Its the longest day in the southern hemisphere, however after a long day yesterday i waste half of it being unconscious till 8.30. Thankfully its not too far to the next hut.
Heading back down to the forks, i take the southern brach- Mangamatu stream. Its generally pretty easy going with a few sections walking in the water. Its name might of changed 4 times, but the almost hop-overable creek is the same catchment ive followed for 4 days since its mouth at the ocean.
At the second major forks its time to leave it behind and complete the crossing to the Mangatutara, its the first of 3 crossings required to traverse the Rakumara range. Whilst the map shows a marked route for the entire east- west crossing, theres no marking at all on the river sections and the crossings haven't been mantained in a long while. There's no evidence of a track at the start, however once out of the thick low lying scrub occasional permalot markers appear and its reasonably followable to the summit. The bush is prodominantly punga and tawa with the odd large podocarp. The summit of 800m isn't high by Rakumara standards, however its the highest point so far and the highest for a good while.
After the summit the track deteriorates and its easier to follow a compass bearing south along the main ridge. I miss the unobvious spur heading west and somehow do a 180 looking for it. GPS and compass are invaluable.
There's a few markers untill pt 790 where they stop.
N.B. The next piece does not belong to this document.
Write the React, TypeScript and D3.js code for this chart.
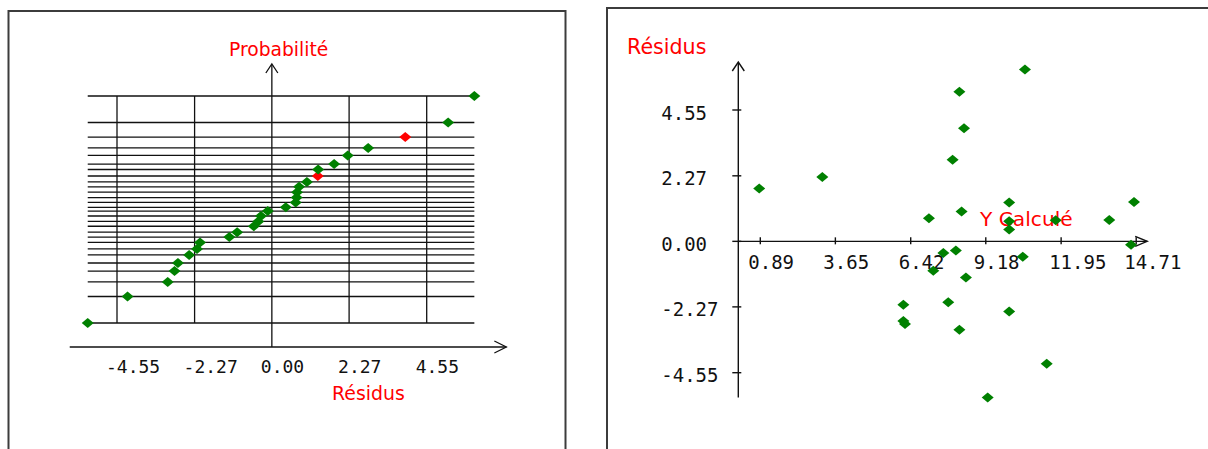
import React from 'react';
import * as d3 from 'd3';

// residuals sorted ascending, with their normal score and fitted value
const residus = [-5.41, -4.24, -3.06, -2.86, -2.76, -2.43, -2.2, -2.11, -1.25, -1.02, -0.53, -0.4, -0.32, -0.12,
  0.41, 0.7, 0.73, 0.74, 0.8, 1.03, 1.35, 1.36, 1.83, 2.23, 2.83, 3.92, 5.18, 5.95];
const probabilites = [-2.1, -1.61, -1.34, -1.14, -0.99, -0.84, -0.73, -0.61, -0.51, -0.42, -0.31, -0.22, -0.12, -0.03,
  0.04, 0.13, 0.22, 0.32, 0.42, 0.51, 0.62, 0.74, 0.84, 1.0, 1.14, 1.34, 1.61, 2.1];
const yCalcules = [9.25, 11.42, 8.21, 6.21, 6.15, 10.04, 6.15, 7.8, 8.45, 7.25, 10.54, 7.62, 8.08, 14.52,
  10.04, 10.04, 11.75, 13.72, 7.09, 8.29, 10.04, 14.63, 0.85, 3.17, 7.96, 8.38, 8.21, 10.62];
const pointsSignales = [20, 25]; // drawn red on the probability plot

const graduationsResidus = [-4.55, -2.27, 0, 2.27, 4.55];
const graduationsYCalcule = [0.89, 3.65, 6.42, 9.18, 11.95, 14.71];

const VERT = '#008000';
const ROUGE = '#ff0000';
const TRAIT = '#111';
const CADRE = '#3c3c3c';
const MONO = '"DejaVu Sans Mono", monospace';
const SANS = '"DejaVu Sans", sans-serif';
const losange = 'M0,-5L6,0L0,5L-6,0Z';

const fmt = (v: number) => v.toFixed(2);

export default function App() {
  // --- left: normal probability plot of residuals
  const xL = d3.scaleLinear().domain(d3.extent(graduationsResidus) as [number, number]).range([117, 426.7]);
  const yL = d3.scaleLinear().domain([-2.1, 2.1]).range([323, 96]);
  const rMin = d3.min(residus)!;
  const rMax = d3.max(residus)!;
  const zMin = d3.min(probabilites)!;
  const zMax = d3.max(probabilites)!;
  const axeXL = yL(zMin) + 24;
  const x0L = xL(0);

  // --- right: residuals vs fitted values
  const xR = d3.scaleLinear().domain(d3.extent(graduationsYCalcule) as [number, number]).range([760.3, 1136.2]);
  const yR = d3.scaleLinear().domain(d3.extent(graduationsResidus) as [number, number]).range([372.7, 110]);
  const axeYR = xR(graduationsYCalcule[0]) - 22;
  const y0R = yR(0);
  const finXR = xR(graduationsYCalcule[graduationsYCalcule.length - 1]) + 11;

  return (
    <div style={{ position: 'fixed', left: 0, top: 0 }}>
      <svg width={1208} height={449} style={{ display: 'block', background: '#fff' }}>
        {/* left panel */}
        <rect x={8.5} y={11} width={557} height={470} fill="none" stroke={CADRE} strokeWidth={2} />
        <g stroke={TRAIT} strokeWidth={1.3}>
          {probabilites.map((z, i) => (
            <line key={'h' + i} x1={xL(rMin)} x2={xL(rMax)} y1={yL(z)} y2={yL(z)} />
          ))}
          {graduationsResidus.filter(t => t !== 0).map(t => (
            <line key={'v' + t} x1={xL(t)} x2={xL(t)} y1={yL(zMax)} y2={yL(zMin)} />
          ))}
          <line x1={x0L} x2={x0L} y1={65} y2={axeXL} />
          <line x1={xL(rMin) - 18} x2={xL(rMax) + 32} y1={axeXL} y2={axeXL} />
          <polyline fill="none" points={`${x0L - 6},73 ${x0L},64 ${x0L + 6},73`} />
          <polyline fill="none" points={`${xL(rMax) + 20},${axeXL - 6} ${xL(rMax) + 32},${axeXL} ${xL(rMax) + 20},${axeXL + 6}`} />
        </g>
        <g fontFamily={MONO} fontSize={18} fill={TRAIT}>
          {graduationsResidus.map(t => (
            <text key={'tl' + t} x={xL(t) - 11} y={373}>{fmt(t)}</text>
          ))}
        </g>
        <text x={229} y={56} fontFamily={SANS} fontSize={18.7} fill={ROUGE}>Probabilité</text>
        <text x={332} y={400} fontFamily={SANS} fontSize={18.9} fill={ROUGE}>Résidus</text>
        {residus.map((r, i) => (
          <path key={'pl' + i} d={losange} transform={`translate(${xL(r)},${yL(probabilites[i])})`}
            fill={pointsSignales.includes(i) ? ROUGE : VERT} />
        ))}

        {/* right panel */}
        <rect x={607} y={8} width={700} height={500} fill="none" stroke={CADRE} strokeWidth={2} />
        <g stroke={TRAIT} strokeWidth={1.4}>
          <line x1={axeYR} x2={axeYR} y1={63} y2={yR(rMin)} />
          <line x1={axeYR} x2={finXR} y1={y0R} y2={y0R} />
          {graduationsResidus.map(t => (
            <line key={'ty' + t} x1={axeYR - 6} x2={axeYR + 3} y1={yR(t)} y2={yR(t)} />
          ))}
          {graduationsYCalcule.map(t => (
            <line key={'tx' + t} x1={xR(t)} x2={xR(t)} y1={y0R - 4} y2={y0R + 3} />
          ))}
          <polyline fill="none" points={`${axeYR - 6},71 ${axeYR},62 ${axeYR + 6},71`} />
          <polyline fill="none" points={`${finXR - 12},${y0R - 5} ${finXR},${y0R} ${finXR - 12},${y0R + 5}`} />
        </g>
        <g fontFamily={MONO} fontSize={19} fill={TRAIT}>
          {graduationsResidus.map(t => (
            <text key={'ly' + t} x={axeYR - 77} y={yR(t) + 9.5}>{fmt(t)}</text>
          ))}
          {graduationsYCalcule.map(t => (
            <text key={'lx' + t} x={xR(t) - 12} y={y0R + 28}>{fmt(t)}</text>
          ))}
        </g>
        <text x={627} y={54} fontFamily={SANS} fontSize={20.6} fill={ROUGE}>Résidus</text>
        <text x={980} y={226} fontFamily={SANS} fontSize={20.2} fill={ROUGE}>Y Calculé</text>
        {residus.map((r, i) => (
          <path key={'pr' + i} d={losange} transform={`translate(${xR(yCalcules[i])},${yR(r)})`} fill={VERT} />
        ))}
      </svg>
    </div>
  );
}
Ive heard there's no track down the spur marked on the map, and ive tried the main spur heading west on a previous trip. Either way, by this stage all spurs drop into the same catchment, so its a case of picking one and following it. I pick the easier looking spur heading NW, and am surprised to find it contains a track. I loose the track again half way down and its time to put the compass down and bush bash downhill to the stream. The last half a k though thick scrub takes over an hour. I bump into the track again 20m before the steam.
Its a relief to finally reach the broad gravel of the Mangatutara stream, at some point I've crossed the main divide as rivers now flow west into the Motu/ Bay of Plenty. A blue shape stands out in the bush, and im surprised to see a hunter and son, fly camping in the valley, its the first white faces I've seen since the lighthouse.
The Mangatutara's an easy and pleasant walk. There's 2 short gourge sections seperated by broad gravel flats. Mangatutara hut's rumoured to still exist, and in fact it does. Its easy to miss and walk straight past, last time i was here there was thick scrub making it invisible from the stream. The scrubs been recently cut and if you stand in the right place it can be seen from the riverbed. Probably more importantly deer in the riverbed can be seen from the hut.
Mangatutara hut gets more visitors than Oronui, buts its mostly fly in hunters, with only 2 or 3 tramping parties a year. Its got 6 bunks, tank water, an open fire place, and the best stocked food cuboard I've seen. Being a day ahead of schedule, I've got more than enough food so i swap some rice for noodles.